------ Materials provided ------

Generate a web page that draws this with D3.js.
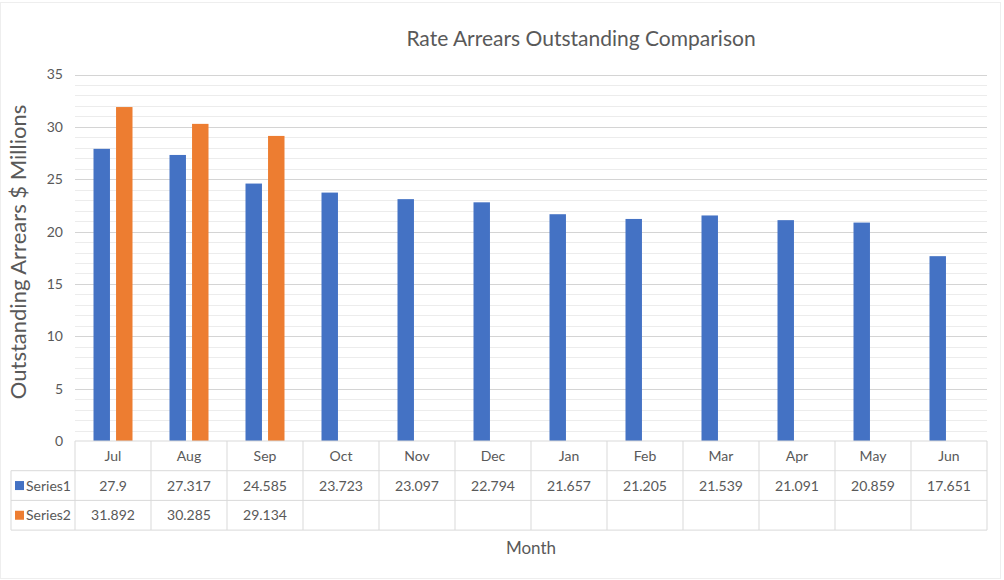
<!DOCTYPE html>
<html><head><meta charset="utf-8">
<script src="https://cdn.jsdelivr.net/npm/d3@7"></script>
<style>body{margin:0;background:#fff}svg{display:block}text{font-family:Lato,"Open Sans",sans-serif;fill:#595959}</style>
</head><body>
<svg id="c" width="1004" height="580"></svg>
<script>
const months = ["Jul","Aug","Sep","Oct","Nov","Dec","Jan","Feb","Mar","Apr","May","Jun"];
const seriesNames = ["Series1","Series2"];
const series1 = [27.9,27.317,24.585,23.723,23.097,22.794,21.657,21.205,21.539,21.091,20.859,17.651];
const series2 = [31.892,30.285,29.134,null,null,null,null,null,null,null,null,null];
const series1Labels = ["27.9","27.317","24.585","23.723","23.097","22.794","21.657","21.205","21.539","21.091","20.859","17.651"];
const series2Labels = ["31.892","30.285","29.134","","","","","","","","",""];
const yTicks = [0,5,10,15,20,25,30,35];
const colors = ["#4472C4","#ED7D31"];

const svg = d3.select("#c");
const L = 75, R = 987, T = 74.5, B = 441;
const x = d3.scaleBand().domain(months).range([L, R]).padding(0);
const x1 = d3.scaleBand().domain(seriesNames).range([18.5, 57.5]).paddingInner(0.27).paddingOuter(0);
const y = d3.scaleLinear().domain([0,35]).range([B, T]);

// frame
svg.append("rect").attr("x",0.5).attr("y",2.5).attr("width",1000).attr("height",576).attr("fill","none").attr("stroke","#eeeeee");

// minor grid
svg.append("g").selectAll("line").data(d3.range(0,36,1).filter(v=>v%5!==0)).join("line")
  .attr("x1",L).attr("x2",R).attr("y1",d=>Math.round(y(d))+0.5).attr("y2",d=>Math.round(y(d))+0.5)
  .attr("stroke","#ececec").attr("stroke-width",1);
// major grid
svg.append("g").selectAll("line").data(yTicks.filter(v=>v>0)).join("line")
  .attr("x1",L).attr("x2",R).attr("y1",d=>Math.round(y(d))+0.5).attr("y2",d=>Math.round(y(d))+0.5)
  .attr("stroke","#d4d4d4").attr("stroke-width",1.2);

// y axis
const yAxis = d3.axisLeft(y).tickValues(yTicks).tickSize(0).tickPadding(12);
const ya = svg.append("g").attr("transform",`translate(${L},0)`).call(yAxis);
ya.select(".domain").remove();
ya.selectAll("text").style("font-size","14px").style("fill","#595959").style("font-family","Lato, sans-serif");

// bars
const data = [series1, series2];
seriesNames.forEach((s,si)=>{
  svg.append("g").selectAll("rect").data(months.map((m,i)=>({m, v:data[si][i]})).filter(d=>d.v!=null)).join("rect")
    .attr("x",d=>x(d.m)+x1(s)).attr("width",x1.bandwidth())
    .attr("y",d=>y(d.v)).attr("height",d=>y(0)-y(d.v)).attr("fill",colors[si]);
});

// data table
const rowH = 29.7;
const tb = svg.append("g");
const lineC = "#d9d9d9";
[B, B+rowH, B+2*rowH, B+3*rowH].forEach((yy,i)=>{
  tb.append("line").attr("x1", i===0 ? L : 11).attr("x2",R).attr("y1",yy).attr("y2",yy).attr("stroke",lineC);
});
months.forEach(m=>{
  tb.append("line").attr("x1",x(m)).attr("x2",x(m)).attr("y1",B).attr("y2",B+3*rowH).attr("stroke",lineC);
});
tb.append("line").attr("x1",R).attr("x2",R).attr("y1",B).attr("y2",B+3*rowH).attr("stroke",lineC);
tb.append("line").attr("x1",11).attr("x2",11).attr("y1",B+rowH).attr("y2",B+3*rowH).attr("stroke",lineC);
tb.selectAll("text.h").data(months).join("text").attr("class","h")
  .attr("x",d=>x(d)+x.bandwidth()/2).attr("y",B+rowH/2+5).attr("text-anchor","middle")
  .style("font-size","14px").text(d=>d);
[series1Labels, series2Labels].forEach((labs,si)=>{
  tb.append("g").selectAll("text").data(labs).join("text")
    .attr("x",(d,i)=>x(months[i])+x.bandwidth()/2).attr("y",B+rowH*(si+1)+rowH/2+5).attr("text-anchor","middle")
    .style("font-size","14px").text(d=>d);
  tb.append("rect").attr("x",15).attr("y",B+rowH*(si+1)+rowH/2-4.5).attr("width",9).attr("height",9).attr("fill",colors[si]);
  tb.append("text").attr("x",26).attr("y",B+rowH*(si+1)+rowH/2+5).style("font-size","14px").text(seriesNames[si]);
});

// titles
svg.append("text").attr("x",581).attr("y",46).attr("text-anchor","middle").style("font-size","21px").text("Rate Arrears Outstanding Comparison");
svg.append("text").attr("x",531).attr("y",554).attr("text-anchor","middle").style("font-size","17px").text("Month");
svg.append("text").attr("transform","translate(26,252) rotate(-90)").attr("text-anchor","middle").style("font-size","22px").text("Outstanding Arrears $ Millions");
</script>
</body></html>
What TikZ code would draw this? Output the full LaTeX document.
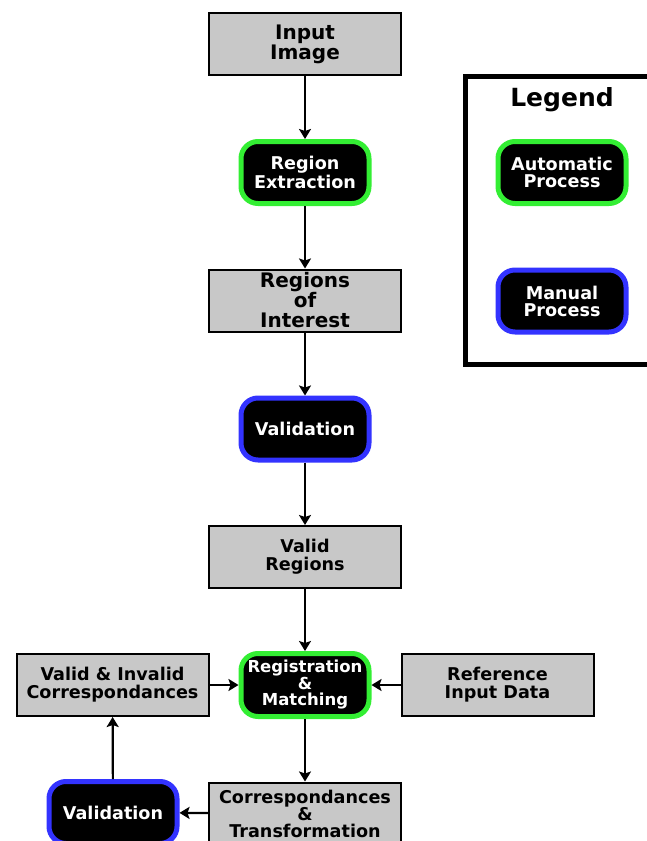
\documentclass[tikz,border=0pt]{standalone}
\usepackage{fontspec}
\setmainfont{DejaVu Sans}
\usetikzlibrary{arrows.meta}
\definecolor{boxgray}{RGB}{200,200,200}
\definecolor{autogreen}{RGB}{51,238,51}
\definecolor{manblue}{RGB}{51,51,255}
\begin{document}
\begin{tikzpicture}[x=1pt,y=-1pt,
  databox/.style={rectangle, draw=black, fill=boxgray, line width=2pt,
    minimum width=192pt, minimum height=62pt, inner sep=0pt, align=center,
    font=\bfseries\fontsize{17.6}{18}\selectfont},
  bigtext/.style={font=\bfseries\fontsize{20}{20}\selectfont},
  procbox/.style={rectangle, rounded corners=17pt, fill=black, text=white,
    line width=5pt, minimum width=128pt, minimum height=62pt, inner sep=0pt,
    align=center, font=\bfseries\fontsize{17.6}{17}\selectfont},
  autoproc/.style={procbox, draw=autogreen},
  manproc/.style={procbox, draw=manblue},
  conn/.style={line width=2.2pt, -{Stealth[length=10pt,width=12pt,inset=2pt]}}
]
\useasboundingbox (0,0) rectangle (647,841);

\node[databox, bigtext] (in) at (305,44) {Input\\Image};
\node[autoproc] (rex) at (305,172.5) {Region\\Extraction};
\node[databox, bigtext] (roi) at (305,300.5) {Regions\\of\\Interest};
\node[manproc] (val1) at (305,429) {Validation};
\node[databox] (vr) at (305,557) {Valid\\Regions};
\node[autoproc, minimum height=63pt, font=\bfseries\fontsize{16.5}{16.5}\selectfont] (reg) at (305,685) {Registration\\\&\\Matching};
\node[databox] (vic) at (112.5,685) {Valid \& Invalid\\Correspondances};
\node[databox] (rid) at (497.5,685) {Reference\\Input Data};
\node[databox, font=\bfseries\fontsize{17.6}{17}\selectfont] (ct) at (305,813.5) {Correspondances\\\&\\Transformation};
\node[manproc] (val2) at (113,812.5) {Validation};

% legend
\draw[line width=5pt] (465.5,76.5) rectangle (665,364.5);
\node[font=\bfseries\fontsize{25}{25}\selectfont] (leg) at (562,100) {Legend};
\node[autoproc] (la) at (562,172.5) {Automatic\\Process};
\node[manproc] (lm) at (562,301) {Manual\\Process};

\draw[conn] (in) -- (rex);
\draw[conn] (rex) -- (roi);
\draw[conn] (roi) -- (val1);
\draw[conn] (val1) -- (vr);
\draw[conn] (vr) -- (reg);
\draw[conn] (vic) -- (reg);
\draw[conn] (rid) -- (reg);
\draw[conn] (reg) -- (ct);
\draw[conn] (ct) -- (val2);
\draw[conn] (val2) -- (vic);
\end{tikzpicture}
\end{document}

------

Quote all the records verbatim, dropping any pictures from your copy.

_Response to the exercise_:
Generate a web page that draws this with D3.js.
<!DOCTYPE html>
<html><head><meta charset="utf-8">
<script src="https://cdn.jsdelivr.net/npm/d3@7"></script>
<style>body{margin:0;background:#fff}svg{display:block}text{font-family:Lato,"Open Sans",sans-serif;fill:#595959}</style>
</head><body>
<svg id="c" width="1004" height="580"></svg>
<script>
const months = ["Jul","Aug","Sep","Oct","Nov","Dec","Jan","Feb","Mar","Apr","May","Jun"];
const seriesNames = ["Series1","Series2"];
const series1 = [27.9,27.317,24.585,23.723,23.097,22.794,21.657,21.205,21.539,21.091,20.859,17.651];
const series2 = [31.892,30.285,29.134,null,null,null,null,null,null,null,null,null];
const series1Labels = ["27.9","27.317","24.585","23.723","23.097","22.794","21.657","21.205","21.539","21.091","20.859","17.651"];
const series2Labels = ["31.892","30.285","29.134","","","","","","","","",""];
const yTicks = [0,5,10,15,20,25,30,35];
const colors = ["#4472C4","#ED7D31"];

const svg = d3.select("#c");
const L = 75, R = 987, T = 74.5, B = 441;
const x = d3.scaleBand().domain(months).range([L, R]).padding(0);
const x1 = d3.scaleBand().domain(seriesNames).range([18.5, 57.5]).paddingInner(0.27).paddingOuter(0);
const y = d3.scaleLinear().domain([0,35]).range([B, T]);

// frame
svg.append("rect").attr("x",0.5).attr("y",2.5).attr("width",1000).attr("height",576).attr("fill","none").attr("stroke","#eeeeee");

// minor grid
svg.append("g").selectAll("line").data(d3.range(0,36,1).filter(v=>v%5!==0)).join("line")
  .attr("x1",L).attr("x2",R).attr("y1",d=>Math.round(y(d))+0.5).attr("y2",d=>Math.round(y(d))+0.5)
  .attr("stroke","#ececec").attr("stroke-width",1);
// major grid
svg.append("g").selectAll("line").data(yTicks.filter(v=>v>0)).join("line")
  .attr("x1",L).attr("x2",R).attr("y1",d=>Math.round(y(d))+0.5).attr("y2",d=>Math.round(y(d))+0.5)
  .attr("stroke","#d4d4d4").attr("stroke-width",1.2);

// y axis
const yAxis = d3.axisLeft(y).tickValues(yTicks).tickSize(0).tickPadding(12);
const ya = svg.append("g").attr("transform",`translate(${L},0)`).call(yAxis);
ya.select(".domain").remove();
ya.selectAll("text").style("font-size","14px").style("fill","#595959").style("font-family","Lato, sans-serif");

// bars
const data = [series1, series2];
seriesNames.forEach((s,si)=>{
  svg.append("g").selectAll("rect").data(months.map((m,i)=>({m, v:data[si][i]})).filter(d=>d.v!=null)).join("rect")
    .attr("x",d=>x(d.m)+x1(s)).attr("width",x1.bandwidth())
    .attr("y",d=>y(d.v)).attr("height",d=>y(0)-y(d.v)).attr("fill",colors[si]);
});

// data table
const rowH = 29.7;
const tb = svg.append("g");
const lineC = "#d9d9d9";
[B, B+rowH, B+2*rowH, B+3*rowH].forEach((yy,i)=>{
  tb.append("line").attr("x1", i===0 ? L : 11).attr("x2",R).attr("y1",yy).attr("y2",yy).attr("stroke",lineC);
});
months.forEach(m=>{
  tb.append("line").attr("x1",x(m)).attr("x2",x(m)).attr("y1",B).attr("y2",B+3*rowH).attr("stroke",lineC);
});
tb.append("line").attr("x1",R).attr("x2",R).attr("y1",B).attr("y2",B+3*rowH).attr("stroke",lineC);
tb.append("line").attr("x1",11).attr("x2",11).attr("y1",B+rowH).attr("y2",B+3*rowH).attr("stroke",lineC);
tb.selectAll("text.h").data(months).join("text").attr("class","h")
  .attr("x",d=>x(d)+x.bandwidth()/2).attr("y",B+rowH/2+5).attr("text-anchor","middle")
  .style("font-size","14px").text(d=>d);
[series1Labels, series2Labels].forEach((labs,si)=>{
  tb.append("g").selectAll("text").data(labs).join("text")
    .attr("x",(d,i)=>x(months[i])+x.bandwidth()/2).attr("y",B+rowH*(si+1)+rowH/2+5).attr("text-anchor","middle")
    .style("font-size","14px").text(d=>d);
  tb.append("rect").attr("x",15).attr("y",B+rowH*(si+1)+rowH/2-4.5).attr("width",9).attr("height",9).attr("fill",colors[si]);
  tb.append("text").attr("x",26).attr("y",B+rowH*(si+1)+rowH/2+5).style("font-size","14px").text(seriesNames[si]);
});

// titles
svg.append("text").attr("x",581).attr("y",46).attr("text-anchor","middle").style("font-size","21px").text("Rate Arrears Outstanding Comparison");
svg.append("text").attr("x",531).attr("y",554).attr("text-anchor","middle").style("font-size","17px").text("Month");
svg.append("text").attr("transform","translate(26,252) rotate(-90)").attr("text-anchor","middle").style("font-size","22px").text("Outstanding Arrears $ Millions");
</script>
</body></html>
What TikZ code would draw this? Output the full LaTeX document.
\documentclass[tikz,border=0pt]{standalone}
\usepackage{fontspec}
\setmainfont{DejaVu Sans}
\usetikzlibrary{arrows.meta}
\definecolor{boxgray}{RGB}{200,200,200}
\definecolor{autogreen}{RGB}{51,238,51}
\definecolor{manblue}{RGB}{51,51,255}
\begin{document}
\begin{tikzpicture}[x=1pt,y=-1pt,
  databox/.style={rectangle, draw=black, fill=boxgray, line width=2pt,
    minimum width=192pt, minimum height=62pt, inner sep=0pt, align=center,
    font=\bfseries\fontsize{17.6}{18}\selectfont},
  bigtext/.style={font=\bfseries\fontsize{20}{20}\selectfont},
  procbox/.style={rectangle, rounded corners=17pt, fill=black, text=white,
    line width=5pt, minimum width=128pt, minimum height=62pt, inner sep=0pt,
    align=center, font=\bfseries\fontsize{17.6}{17}\selectfont},
  autoproc/.style={procbox, draw=autogreen},
  manproc/.style={procbox, draw=manblue},
  conn/.style={line width=2.2pt, -{Stealth[length=10pt,width=12pt,inset=2pt]}}
]
\useasboundingbox (0,0) rectangle (647,841);

\node[databox, bigtext] (in) at (305,44) {Input\\Image};
\node[autoproc] (rex) at (305,172.5) {Region\\Extraction};
\node[databox, bigtext] (roi) at (305,300.5) {Regions\\of\\Interest};
\node[manproc] (val1) at (305,429) {Validation};
\node[databox] (vr) at (305,557) {Valid\\Regions};
\node[autoproc, minimum height=63pt, font=\bfseries\fontsize{16.5}{16.5}\selectfont] (reg) at (305,685) {Registration\\\&\\Matching};
\node[databox] (vic) at (112.5,685) {Valid \& Invalid\\Correspondances};
\node[databox] (rid) at (497.5,685) {Reference\\Input Data};
\node[databox, font=\bfseries\fontsize{17.6}{17}\selectfont] (ct) at (305,813.5) {Correspondances\\\&\\Transformation};
\node[manproc] (val2) at (113,812.5) {Validation};

% legend
\draw[line width=5pt] (465.5,76.5) rectangle (665,364.5);
\node[font=\bfseries\fontsize{25}{25}\selectfont] (leg) at (562,100) {Legend};
\node[autoproc] (la) at (562,172.5) {Automatic\\Process};
\node[manproc] (lm) at (562,301) {Manual\\Process};

\draw[conn] (in) -- (rex);
\draw[conn] (rex) -- (roi);
\draw[conn] (roi) -- (val1);
\draw[conn] (val1) -- (vr);
\draw[conn] (vr) -- (reg);
\draw[conn] (vic) -- (reg);
\draw[conn] (rid) -- (reg);
\draw[conn] (reg) -- (ct);
\draw[conn] (ct) -- (val2);
\draw[conn] (val2) -- (vic);
\end{tikzpicture}
\end{document}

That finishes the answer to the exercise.